My first interpretation would be the "page" exist but when "dom32753" is not able to access that page  because it wasn't mapped into the address space.

>
(XEN) mm.c:654:d0 Error getting mfn 7f0 (pfn 5555555555555555) from L1 entry 00000000007f0425 for dom32753
(XEN) mm.c:654:d0 Error getting mfn 7f0 (pfn 5555555555555555) from L1 entry 00000000007f0425 for dom32753
(XEN) mm.c:654:d0 Error getting mfn 7f0 (pfn 5555555555555555) from L1 entry 00000000007f0425 for dom32753
>


Here "dom32753" is a bogus value. It does not match id of any of the domain ( prev/non-prev dom) values , in other words it does not map to anything. 

There is an idle domain that gets started, but it is "32753" and 0x7ff1 is bogus.


#define IDLE_DOMAIN_ID   (0x7FFFU)

if it can't get a writable page (or get the page at all), then it can happen. That page might not be mapped.  Something is trampling over memory and makes bogus domain id.

Comment 1 Andrew Jones 2010-12-15 21:31:37 UTC
Please give guest details. Was it 32-bit? What kernel release? How much memory did it have allocated to it in its config?

Thanks,
Drew

Comment 2 Andrew Jones 2010-12-15 23:06:36 UTC
domid (0x7ff1) isn't bogus, it's dom_io

#define DOMID_IO   (0x7FF1U)

Now using it might be a bogus thing to do though...

What we know is that we went into get_page_from_l1e(), the page was present and had valid flags, but that the mfn wasn't valid, so we went into 

    if ( unlikely(!mfn_valid(mfn)) ||
         unlikely(page_get_owner(page) == dom_io) )
    {
...
       d = dom_io;
    }

upstream doesn't set d to dom_io for this case any more, not sense c/s 16402, which is a patch for foreign access to iomem pages. Maybe we shouldn't either?

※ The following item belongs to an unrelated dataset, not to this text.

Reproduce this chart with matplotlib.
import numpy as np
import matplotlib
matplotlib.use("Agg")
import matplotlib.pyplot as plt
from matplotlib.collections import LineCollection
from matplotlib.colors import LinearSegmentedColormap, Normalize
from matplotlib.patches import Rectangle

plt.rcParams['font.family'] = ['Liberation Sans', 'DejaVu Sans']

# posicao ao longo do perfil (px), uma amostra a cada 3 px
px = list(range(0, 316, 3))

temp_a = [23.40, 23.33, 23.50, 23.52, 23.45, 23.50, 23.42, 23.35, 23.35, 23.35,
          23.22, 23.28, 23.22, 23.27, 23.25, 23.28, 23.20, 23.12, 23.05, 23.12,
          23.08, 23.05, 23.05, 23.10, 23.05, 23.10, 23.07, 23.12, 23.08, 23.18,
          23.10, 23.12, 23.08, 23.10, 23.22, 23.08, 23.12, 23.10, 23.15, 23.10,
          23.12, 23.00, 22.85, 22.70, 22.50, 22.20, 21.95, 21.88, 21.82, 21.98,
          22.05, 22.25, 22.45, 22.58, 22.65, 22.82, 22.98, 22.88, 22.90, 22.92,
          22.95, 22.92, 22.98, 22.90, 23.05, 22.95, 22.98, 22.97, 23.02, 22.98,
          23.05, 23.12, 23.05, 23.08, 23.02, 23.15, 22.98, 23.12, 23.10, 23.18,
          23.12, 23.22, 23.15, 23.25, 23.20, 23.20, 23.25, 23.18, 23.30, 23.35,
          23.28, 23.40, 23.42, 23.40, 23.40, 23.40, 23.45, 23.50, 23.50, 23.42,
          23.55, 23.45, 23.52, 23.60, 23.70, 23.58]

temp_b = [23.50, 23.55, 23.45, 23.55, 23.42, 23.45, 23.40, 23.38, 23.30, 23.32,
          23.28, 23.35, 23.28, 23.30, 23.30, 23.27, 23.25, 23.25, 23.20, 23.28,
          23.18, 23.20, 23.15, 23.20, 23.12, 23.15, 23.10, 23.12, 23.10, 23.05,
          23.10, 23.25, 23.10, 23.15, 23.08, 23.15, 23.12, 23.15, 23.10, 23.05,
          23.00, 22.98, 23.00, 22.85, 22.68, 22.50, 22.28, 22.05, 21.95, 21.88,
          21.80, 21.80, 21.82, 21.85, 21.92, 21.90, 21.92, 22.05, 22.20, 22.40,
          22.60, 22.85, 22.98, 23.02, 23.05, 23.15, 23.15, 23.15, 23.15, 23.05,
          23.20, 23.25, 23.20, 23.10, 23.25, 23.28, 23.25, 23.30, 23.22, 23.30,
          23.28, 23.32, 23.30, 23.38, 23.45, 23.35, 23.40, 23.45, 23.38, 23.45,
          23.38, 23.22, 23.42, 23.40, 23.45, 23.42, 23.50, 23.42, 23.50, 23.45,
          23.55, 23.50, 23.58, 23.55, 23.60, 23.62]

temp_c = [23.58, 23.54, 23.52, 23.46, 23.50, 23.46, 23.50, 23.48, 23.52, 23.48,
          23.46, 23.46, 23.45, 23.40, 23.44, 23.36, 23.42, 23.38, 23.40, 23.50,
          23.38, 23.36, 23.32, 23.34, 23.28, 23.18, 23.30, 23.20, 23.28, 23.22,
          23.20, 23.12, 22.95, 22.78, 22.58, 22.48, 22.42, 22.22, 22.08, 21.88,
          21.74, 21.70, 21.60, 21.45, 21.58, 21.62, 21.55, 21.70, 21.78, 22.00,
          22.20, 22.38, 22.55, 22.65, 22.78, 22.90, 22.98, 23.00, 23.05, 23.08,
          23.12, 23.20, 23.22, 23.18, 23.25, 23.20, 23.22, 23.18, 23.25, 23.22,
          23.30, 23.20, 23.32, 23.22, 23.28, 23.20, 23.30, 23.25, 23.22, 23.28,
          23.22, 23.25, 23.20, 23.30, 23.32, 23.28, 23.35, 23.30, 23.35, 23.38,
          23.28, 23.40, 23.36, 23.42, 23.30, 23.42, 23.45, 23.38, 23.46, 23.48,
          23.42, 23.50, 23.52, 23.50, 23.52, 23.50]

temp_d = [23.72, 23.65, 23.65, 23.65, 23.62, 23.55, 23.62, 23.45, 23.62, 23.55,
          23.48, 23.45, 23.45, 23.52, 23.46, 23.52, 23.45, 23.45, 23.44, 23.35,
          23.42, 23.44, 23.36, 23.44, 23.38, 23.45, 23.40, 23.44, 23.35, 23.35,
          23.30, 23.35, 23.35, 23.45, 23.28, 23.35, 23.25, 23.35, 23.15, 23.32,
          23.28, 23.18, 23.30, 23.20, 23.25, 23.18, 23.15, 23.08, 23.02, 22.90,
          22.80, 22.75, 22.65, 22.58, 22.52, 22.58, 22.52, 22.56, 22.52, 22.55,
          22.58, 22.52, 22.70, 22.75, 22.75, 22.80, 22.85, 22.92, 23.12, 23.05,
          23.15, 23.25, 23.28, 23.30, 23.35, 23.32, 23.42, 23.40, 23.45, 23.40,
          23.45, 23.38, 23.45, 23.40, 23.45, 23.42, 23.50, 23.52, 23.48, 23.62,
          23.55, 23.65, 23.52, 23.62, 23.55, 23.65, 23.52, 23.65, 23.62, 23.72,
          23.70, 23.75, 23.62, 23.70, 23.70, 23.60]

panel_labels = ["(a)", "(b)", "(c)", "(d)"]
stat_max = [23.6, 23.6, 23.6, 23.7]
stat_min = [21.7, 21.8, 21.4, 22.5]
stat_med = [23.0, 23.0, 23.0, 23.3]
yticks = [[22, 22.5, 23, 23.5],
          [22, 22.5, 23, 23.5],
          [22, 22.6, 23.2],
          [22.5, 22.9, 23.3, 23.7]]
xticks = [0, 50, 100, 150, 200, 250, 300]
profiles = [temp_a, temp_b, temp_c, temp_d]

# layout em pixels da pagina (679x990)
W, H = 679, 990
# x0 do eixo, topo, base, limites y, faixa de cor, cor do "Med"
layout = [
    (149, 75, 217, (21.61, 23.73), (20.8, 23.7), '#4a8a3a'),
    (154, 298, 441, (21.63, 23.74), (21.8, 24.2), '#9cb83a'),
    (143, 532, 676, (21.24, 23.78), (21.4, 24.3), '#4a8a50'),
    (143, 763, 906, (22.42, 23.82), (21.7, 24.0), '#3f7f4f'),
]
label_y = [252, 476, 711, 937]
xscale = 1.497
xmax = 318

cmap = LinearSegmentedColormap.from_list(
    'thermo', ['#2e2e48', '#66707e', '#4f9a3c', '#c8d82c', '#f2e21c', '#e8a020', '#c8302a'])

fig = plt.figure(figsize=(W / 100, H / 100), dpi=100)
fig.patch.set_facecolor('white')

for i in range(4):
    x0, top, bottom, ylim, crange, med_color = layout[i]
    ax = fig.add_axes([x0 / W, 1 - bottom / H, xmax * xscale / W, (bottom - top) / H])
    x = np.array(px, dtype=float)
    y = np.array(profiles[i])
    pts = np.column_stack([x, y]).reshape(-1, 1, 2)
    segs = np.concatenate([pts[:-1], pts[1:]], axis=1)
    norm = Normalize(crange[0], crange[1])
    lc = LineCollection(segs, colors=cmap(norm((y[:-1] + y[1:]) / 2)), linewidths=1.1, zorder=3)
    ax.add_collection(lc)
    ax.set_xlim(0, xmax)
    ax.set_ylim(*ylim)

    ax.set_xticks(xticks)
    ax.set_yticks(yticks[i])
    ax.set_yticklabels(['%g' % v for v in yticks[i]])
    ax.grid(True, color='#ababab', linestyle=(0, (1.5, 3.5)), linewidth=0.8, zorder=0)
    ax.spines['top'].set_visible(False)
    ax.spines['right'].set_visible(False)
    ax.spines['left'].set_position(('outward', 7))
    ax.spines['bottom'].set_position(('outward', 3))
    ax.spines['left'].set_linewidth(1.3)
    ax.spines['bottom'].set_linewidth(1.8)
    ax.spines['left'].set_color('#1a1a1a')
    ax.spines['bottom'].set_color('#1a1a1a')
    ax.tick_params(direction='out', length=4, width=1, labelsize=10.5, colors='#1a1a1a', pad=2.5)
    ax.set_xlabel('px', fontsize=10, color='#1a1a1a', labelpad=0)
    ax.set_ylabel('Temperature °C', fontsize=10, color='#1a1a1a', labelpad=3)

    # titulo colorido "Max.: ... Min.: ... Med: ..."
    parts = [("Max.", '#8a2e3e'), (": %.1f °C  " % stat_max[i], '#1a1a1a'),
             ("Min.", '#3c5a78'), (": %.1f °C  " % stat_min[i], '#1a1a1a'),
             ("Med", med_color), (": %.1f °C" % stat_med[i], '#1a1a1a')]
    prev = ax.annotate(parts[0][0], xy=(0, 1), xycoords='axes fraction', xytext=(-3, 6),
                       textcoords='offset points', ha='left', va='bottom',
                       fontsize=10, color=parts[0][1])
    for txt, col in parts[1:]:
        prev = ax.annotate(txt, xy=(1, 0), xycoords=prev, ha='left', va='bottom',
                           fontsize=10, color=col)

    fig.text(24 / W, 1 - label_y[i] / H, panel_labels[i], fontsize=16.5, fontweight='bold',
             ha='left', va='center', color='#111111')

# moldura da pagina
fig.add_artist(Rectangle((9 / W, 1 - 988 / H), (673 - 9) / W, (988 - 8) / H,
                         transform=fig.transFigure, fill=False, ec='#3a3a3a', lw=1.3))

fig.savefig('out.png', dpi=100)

So the error message makes sense. The pfn = 555... is the initial value for pfns ("an obvious debug pattern" per the sources). Therefore an invalid mfn could see that for the pfn and also a domid of 32753.

The remaining question is why are the mfns invalid? That question also applies to the more sane looking messages posted at the top of the description. I assume that that is because during the live migration we pulled the rug out from under a process accessing particular mfns when moving it to another machine (with different mfns assigned to it). That can be tested by live migrating a VM that isn't doing anything, or by migrating a busy machine, but not live, and then checking that the logs are clean. Perhaps when Alberto attempted to reproduce he attempted to live migrate a VM that wasn't doing anything?

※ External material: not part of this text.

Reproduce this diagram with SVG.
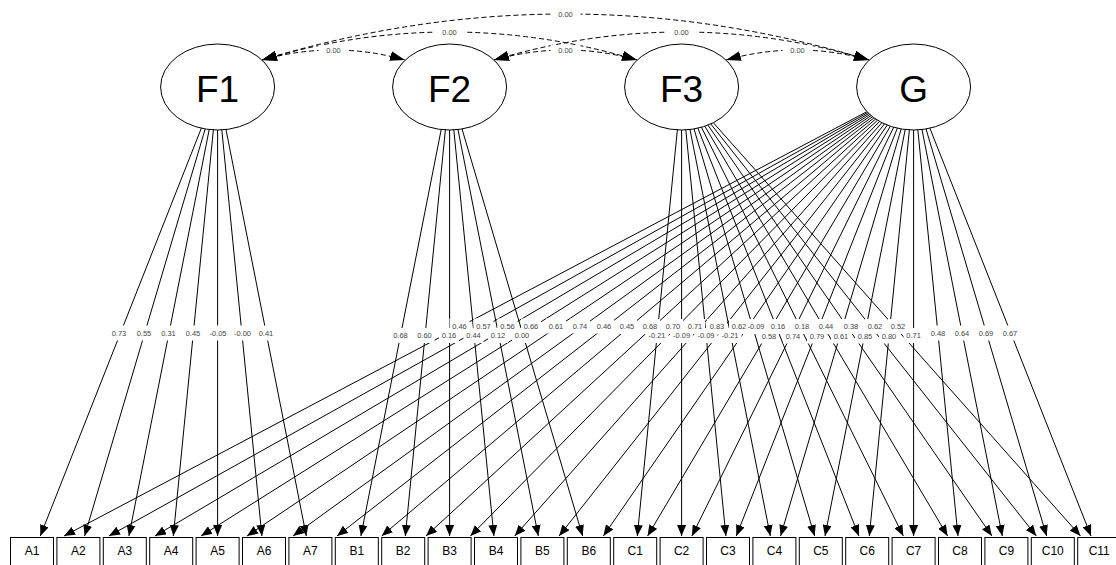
<svg xmlns="http://www.w3.org/2000/svg" width="1116" height="565" viewBox="0 0 1116 565">
<style>
.ln{stroke:#000;stroke-width:1;fill:none;marker-end:url(#ah)}
.cv{stroke:#000;stroke-width:1;fill:none;stroke-dasharray:5 3;marker-start:url(#ch);marker-end:url(#ch)}
.bg{fill:#fff;stroke:none}
.lb{font-family:"Liberation Sans",Arial,sans-serif;font-size:7.5px;fill:#444;text-anchor:middle}
.lat ellipse{fill:#fff;stroke:#000;stroke-width:1}
.lat text{font-family:"Liberation Sans",Arial,sans-serif;font-size:37px;fill:#000;text-anchor:middle}
.man rect{fill:#fff;stroke:#000;stroke-width:1}
.man text{font-family:"Liberation Sans",Arial,sans-serif;font-size:12px;fill:#000;text-anchor:middle}
</style>
<defs>
<marker id="ah" viewBox="0 0 11 9" refX="11" refY="4.5" markerWidth="11" markerHeight="9" markerUnits="userSpaceOnUse" orient="auto"><path d="M0,0 L11,4.5 L0,9 z" fill="#000"/></marker>
<marker id="ch" viewBox="0 0 15 10" refX="15" refY="5" markerWidth="15" markerHeight="10" markerUnits="userSpaceOnUse" orient="auto-start-reverse"><path d="M0,0 L15,5 L0,10 z" fill="#000"/></marker>
</defs>
<rect x="0" y="0" width="1116" height="565" fill="#fff"/>
<g id="connectors">
<g id="loadings">
<line class="ln" x1="217.6" y1="87" x2="40.3" y2="536"/>
<line class="ln" x1="217.6" y1="87" x2="84.6" y2="536"/>
<line class="ln" x1="217.6" y1="87" x2="128.9" y2="536"/>
<line class="ln" x1="217.6" y1="87" x2="173.3" y2="536"/>
<line class="ln" x1="217.6" y1="87" x2="217.6" y2="536"/>
<line class="ln" x1="217.6" y1="87" x2="261.9" y2="536"/>
<line class="ln" x1="217.6" y1="87" x2="306.3" y2="536"/>
<line class="ln" x1="449.6" y1="87" x2="360.9" y2="536"/>
<line class="ln" x1="449.6" y1="87" x2="405.3" y2="536"/>
<line class="ln" x1="449.6" y1="87" x2="449.6" y2="536"/>
<line class="ln" x1="449.6" y1="87" x2="493.9" y2="536"/>
<line class="ln" x1="449.6" y1="87" x2="538.3" y2="536"/>
<line class="ln" x1="449.6" y1="87" x2="582.6" y2="536"/>
<line class="ln" x1="681.6" y1="87" x2="637.3" y2="536"/>
<line class="ln" x1="681.6" y1="87" x2="681.6" y2="536"/>
<line class="ln" x1="681.6" y1="87" x2="725.9" y2="536"/>
<line class="ln" x1="681.6" y1="87" x2="770.3" y2="536"/>
<line class="ln" x1="681.6" y1="87" x2="814.6" y2="536"/>
<line class="ln" x1="681.6" y1="87" x2="858.9" y2="536"/>
<line class="ln" x1="681.6" y1="87" x2="903.3" y2="536"/>
<line class="ln" x1="681.6" y1="87" x2="947.6" y2="536"/>
<line class="ln" x1="681.6" y1="87" x2="991.9" y2="536"/>
<line class="ln" x1="681.6" y1="87" x2="1036.3" y2="536"/>
<line class="ln" x1="681.6" y1="87" x2="1080.5" y2="536"/>
<line class="ln" x1="913.6" y1="87" x2="64" y2="536"/>
<line class="ln" x1="913.6" y1="87" x2="109" y2="536"/>
<line class="ln" x1="913.6" y1="87" x2="155" y2="536"/>
<line class="ln" x1="913.6" y1="87" x2="201" y2="536"/>
<line class="ln" x1="913.6" y1="87" x2="247" y2="536"/>
<line class="ln" x1="913.6" y1="87" x2="293" y2="536"/>
<line class="ln" x1="913.6" y1="87" x2="337" y2="536"/>
<line class="ln" x1="913.6" y1="87" x2="381.7" y2="536"/>
<line class="ln" x1="913.6" y1="87" x2="426" y2="536"/>
<line class="ln" x1="913.6" y1="87" x2="470.4" y2="536"/>
<line class="ln" x1="913.6" y1="87" x2="514.7" y2="536"/>
<line class="ln" x1="913.6" y1="87" x2="559.1" y2="536"/>
<line class="ln" x1="913.6" y1="87" x2="603.4" y2="536"/>
<line class="ln" x1="913.6" y1="87" x2="647.6" y2="536"/>
<line class="ln" x1="913.6" y1="87" x2="691.9" y2="536"/>
<line class="ln" x1="913.6" y1="87" x2="736.3" y2="536"/>
<line class="ln" x1="913.6" y1="87" x2="780.6" y2="536"/>
<line class="ln" x1="913.6" y1="87" x2="825" y2="536"/>
<line class="ln" x1="913.6" y1="87" x2="869.3" y2="536"/>
<line class="ln" x1="913.6" y1="87" x2="913.6" y2="536"/>
<line class="ln" x1="913.6" y1="87" x2="958" y2="536"/>
<line class="ln" x1="913.6" y1="87" x2="1002.3" y2="536"/>
<line class="ln" x1="913.6" y1="87" x2="1046.6" y2="536"/>
<line class="ln" x1="913.6" y1="87" x2="1091" y2="536"/>
</g>
<g id="covariances">
<path class="cv" d="M262,60 Q565.5,-32 869,60"/>
<path class="cv" d="M262,60 Q449.5,4 637,60"/>
<path class="cv" d="M494,60 Q681.5,4 869,60"/>
<path class="cv" d="M262,60 Q333.5,40 405,60"/>
<path class="cv" d="M494,60 Q565.5,40 637,60"/>
<path class="cv" d="M726,60 Q797.5,40 869,60"/>
</g>
<g id="label-backgrounds">
<rect class="bg" x="550.5" y="9" width="30" height="10"/>
<rect class="bg" x="434.5" y="27" width="30" height="10"/>
<rect class="bg" x="666.5" y="27" width="30" height="10"/>
<rect class="bg" x="318.5" y="45" width="30" height="10"/>
<rect class="bg" x="550.5" y="45" width="30" height="10"/>
<rect class="bg" x="782.5" y="45" width="30" height="10"/>
<rect class="bg" x="109" y="325.5" width="20" height="15"/>
<rect class="bg" x="134" y="325.5" width="20" height="15"/>
<rect class="bg" x="158.5" y="325.5" width="20" height="15"/>
<rect class="bg" x="183" y="325.5" width="20" height="15"/>
<rect class="bg" x="206.5" y="325.5" width="23" height="15"/>
<rect class="bg" x="231" y="325.5" width="23" height="15"/>
<rect class="bg" x="256" y="325.5" width="20" height="15"/>
<rect class="bg" x="390.5" y="328" width="20" height="15"/>
<rect class="bg" x="414.5" y="328" width="20" height="15"/>
<rect class="bg" x="439" y="328" width="20" height="15"/>
<rect class="bg" x="463.5" y="328" width="20" height="15"/>
<rect class="bg" x="488" y="328" width="20" height="15"/>
<rect class="bg" x="512" y="328" width="20" height="15"/>
<rect class="bg" x="449.5" y="318.5" width="20" height="15"/>
<rect class="bg" x="473.5" y="318.5" width="20" height="15"/>
<rect class="bg" x="497.5" y="318.5" width="20" height="15"/>
<rect class="bg" x="521" y="318.5" width="20" height="15"/>
<rect class="bg" x="546" y="318.5" width="20" height="15"/>
<rect class="bg" x="570" y="318.5" width="20" height="15"/>
<rect class="bg" x="594" y="318.5" width="20" height="15"/>
<rect class="bg" x="617" y="319" width="20" height="15"/>
<rect class="bg" x="640" y="319" width="20" height="15"/>
<rect class="bg" x="663" y="319" width="20" height="15"/>
<rect class="bg" x="685" y="319" width="20" height="15"/>
<rect class="bg" x="707" y="319" width="20" height="15"/>
<rect class="bg" x="729" y="319" width="20" height="15"/>
<rect class="bg" x="645.5" y="328" width="23" height="15"/>
<rect class="bg" x="670.1" y="328" width="23" height="15"/>
<rect class="bg" x="694.5" y="328" width="23" height="15"/>
<rect class="bg" x="718.5" y="328" width="23" height="15"/>
<rect class="bg" x="744.5" y="319" width="23" height="15"/>
<rect class="bg" x="768" y="319" width="20" height="15"/>
<rect class="bg" x="792" y="319" width="20" height="15"/>
<rect class="bg" x="816" y="319" width="20" height="15"/>
<rect class="bg" x="841" y="319" width="20" height="15"/>
<rect class="bg" x="865" y="319" width="20" height="15"/>
<rect class="bg" x="888" y="319" width="20" height="15"/>
<rect class="bg" x="759" y="328.5" width="20" height="15"/>
<rect class="bg" x="783" y="328.5" width="20" height="15"/>
<rect class="bg" x="807" y="328.5" width="20" height="15"/>
<rect class="bg" x="831" y="328.5" width="20" height="15"/>
<rect class="bg" x="855" y="328.5" width="20" height="15"/>
<rect class="bg" x="879" y="328.5" width="20" height="15"/>
<rect class="bg" x="903.6" y="328" width="20" height="15"/>
<rect class="bg" x="928" y="325.5" width="20" height="15"/>
<rect class="bg" x="952" y="325.5" width="20" height="15"/>
<rect class="bg" x="976" y="325.5" width="20" height="15"/>
<rect class="bg" x="1000" y="325.5" width="20" height="15"/>
</g>
<g id="labels">
<text class="lb" x="565.5" y="16.7">0.00</text>
<text class="lb" x="449.5" y="34.7">0.00</text>
<text class="lb" x="681.5" y="34.7">0.00</text>
<text class="lb" x="333.5" y="52.7">0.00</text>
<text class="lb" x="565.5" y="52.7">0.00</text>
<text class="lb" x="797.5" y="52.7">0.00</text>
<text class="lb" x="119" y="335.7">0.73</text>
<text class="lb" x="144" y="335.7">0.55</text>
<text class="lb" x="168.5" y="335.7">0.31</text>
<text class="lb" x="193" y="335.7">0.45</text>
<text class="lb" x="218" y="335.7">-0.05</text>
<text class="lb" x="242.5" y="335.7">-0.00</text>
<text class="lb" x="266" y="335.7">0.41</text>
<text class="lb" x="400.5" y="338.2">0.68</text>
<text class="lb" x="424.5" y="338.2">0.60</text>
<text class="lb" x="449" y="338.2">0.16</text>
<text class="lb" x="473.5" y="338.2">0.44</text>
<text class="lb" x="498" y="338.2">0.12</text>
<text class="lb" x="522" y="338.2">0.00</text>
<text class="lb" x="459.5" y="328.7">0.46</text>
<text class="lb" x="483.5" y="328.7">0.57</text>
<text class="lb" x="507.5" y="328.7">0.56</text>
<text class="lb" x="531" y="328.7">0.66</text>
<text class="lb" x="556" y="328.7">0.61</text>
<text class="lb" x="580" y="328.7">0.74</text>
<text class="lb" x="604" y="328.7">0.46</text>
<text class="lb" x="627" y="329.2">0.45</text>
<text class="lb" x="650" y="329.2">0.68</text>
<text class="lb" x="673" y="329.2">0.70</text>
<text class="lb" x="695" y="329.2">0.71</text>
<text class="lb" x="717" y="329.2">0.83</text>
<text class="lb" x="739" y="329.2">0.62</text>
<text class="lb" x="657" y="338.2">-0.21</text>
<text class="lb" x="681.6" y="338.2">-0.09</text>
<text class="lb" x="706" y="338.2">-0.09</text>
<text class="lb" x="730" y="338.2">-0.21</text>
<text class="lb" x="756" y="329.2">-0.09</text>
<text class="lb" x="778" y="329.2">0.16</text>
<text class="lb" x="802" y="329.2">0.18</text>
<text class="lb" x="826" y="329.2">0.44</text>
<text class="lb" x="851" y="329.2">0.38</text>
<text class="lb" x="875" y="329.2">0.62</text>
<text class="lb" x="898" y="329.2">0.52</text>
<text class="lb" x="769" y="338.7">0.58</text>
<text class="lb" x="793" y="338.7">0.74</text>
<text class="lb" x="817" y="338.7">0.79</text>
<text class="lb" x="841" y="338.7">0.61</text>
<text class="lb" x="865" y="338.7">0.85</text>
<text class="lb" x="889" y="338.7">0.80</text>
<text class="lb" x="913.6" y="338.2">0.71</text>
<text class="lb" x="938" y="335.7">0.48</text>
<text class="lb" x="962" y="335.7">0.64</text>
<text class="lb" x="986" y="335.7">0.69</text>
<text class="lb" x="1010" y="335.7">0.67</text>
</g>
</g>
<g id="F1" class="lat"><ellipse cx="217.6" cy="87" rx="57" ry="43"/><text x="217.6" y="101.5">F1</text></g>
<g id="F2" class="lat"><ellipse cx="449.6" cy="87" rx="57" ry="43"/><text x="449.6" y="101.5">F2</text></g>
<g id="F3" class="lat"><ellipse cx="681.6" cy="87" rx="57" ry="43"/><text x="681.6" y="101.5">F3</text></g>
<g id="G" class="lat"><ellipse cx="913.6" cy="87" rx="57" ry="43"/><text x="913.6" y="101.5">G</text></g>
<g id="A1" class="man"><rect x="10.5" y="537.5" width="43" height="40"/><text x="32" y="555">A1</text></g>
<g id="A2" class="man"><rect x="56.9" y="537.5" width="43" height="40"/><text x="78.4" y="555">A2</text></g>
<g id="A3" class="man"><rect x="103.3" y="537.5" width="43" height="40"/><text x="124.8" y="555">A3</text></g>
<g id="A4" class="man"><rect x="149.7" y="537.5" width="43" height="40"/><text x="171.2" y="555">A4</text></g>
<g id="A5" class="man"><rect x="196.1" y="537.5" width="43" height="40"/><text x="217.6" y="555">A5</text></g>
<g id="A6" class="man"><rect x="242.5" y="537.5" width="43" height="40"/><text x="264" y="555">A6</text></g>
<g id="A7" class="man"><rect x="288.9" y="537.5" width="43" height="40"/><text x="310.4" y="555">A7</text></g>
<g id="B1" class="man"><rect x="335.3" y="537.5" width="43" height="40"/><text x="356.8" y="555">B1</text></g>
<g id="B2" class="man"><rect x="381.7" y="537.5" width="43" height="40"/><text x="403.2" y="555">B2</text></g>
<g id="B3" class="man"><rect x="428.1" y="537.5" width="43" height="40"/><text x="449.6" y="555">B3</text></g>
<g id="B4" class="man"><rect x="474.5" y="537.5" width="43" height="40"/><text x="496" y="555">B4</text></g>
<g id="B5" class="man"><rect x="520.9" y="537.5" width="43" height="40"/><text x="542.4" y="555">B5</text></g>
<g id="B6" class="man"><rect x="567.3" y="537.5" width="43" height="40"/><text x="588.8" y="555">B6</text></g>
<g id="C1" class="man"><rect x="613.7" y="537.5" width="43" height="40"/><text x="635.2" y="555">C1</text></g>
<g id="C2" class="man"><rect x="660.1" y="537.5" width="43" height="40"/><text x="681.6" y="555">C2</text></g>
<g id="C3" class="man"><rect x="706.5" y="537.5" width="43" height="40"/><text x="728" y="555">C3</text></g>
<g id="C4" class="man"><rect x="752.9" y="537.5" width="43" height="40"/><text x="774.4" y="555">C4</text></g>
<g id="C5" class="man"><rect x="799.3" y="537.5" width="43" height="40"/><text x="820.8" y="555">C5</text></g>
<g id="C6" class="man"><rect x="845.7" y="537.5" width="43" height="40"/><text x="867.2" y="555">C6</text></g>
<g id="C7" class="man"><rect x="892.1" y="537.5" width="43" height="40"/><text x="913.6" y="555">C7</text></g>
<g id="C8" class="man"><rect x="938.5" y="537.5" width="43" height="40"/><text x="960" y="555">C8</text></g>
<g id="C9" class="man"><rect x="984.9" y="537.5" width="43" height="40"/><text x="1006.4" y="555">C9</text></g>
<g id="C10" class="man"><rect x="1031.3" y="537.5" width="43" height="40"/><text x="1052.8" y="555">C10</text></g>
<g id="C11" class="man"><rect x="1077.7" y="537.5" width="43" height="40"/><text x="1099.2" y="555">C11</text></g>
</svg>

Without knowing the type of guest, or what exactly it was doing at the time of migration, then it's hard to say if these error messages indicate a problem with migration or if they can be safely ignored. My understanding is that they can usually be safely ignored, because the guest kernel will generally BUG if it isn't prepared to have a failed page update.

Comment 3 asilva 2010-12-17 12:40:41 UTC
Hello Drew,

The error is occurring without execute a live migration. 

We are not able to figure out why this error occurs even if there is no live migration or guest machines in this xen host. 

I've attached the host sosreport, xen dmesg and xend-config.sxp. In xen dmesg you can see the error messages. 

> Perhaps when Alberto attempted to reproduce he attempted to live migrate a VM that wasn't doing anything?
A: Yes, my VM was idle during the test.

Cheers,
Alberto Silva

Comment 7 asilva 2010-12-17 13:23:40 UTC
There is a serial console configuration on Host...it can be related?

I did the tests using the same console configuration, but no errors. It may be specific to hardware.

Comment 10 Michal Novotny 2011-03-25 08:41:08 UTC
Alberto, I tried to get the machine to reproduce it but not luck. Do you have access to any machine to reproduce it now?

Thanks a lot!
Michal

Comment 14 Miroslav Rezanina 2011-05-02 10:00:49 UTC
As we have enough of information on this topic and it is about warning messages, closing this bz.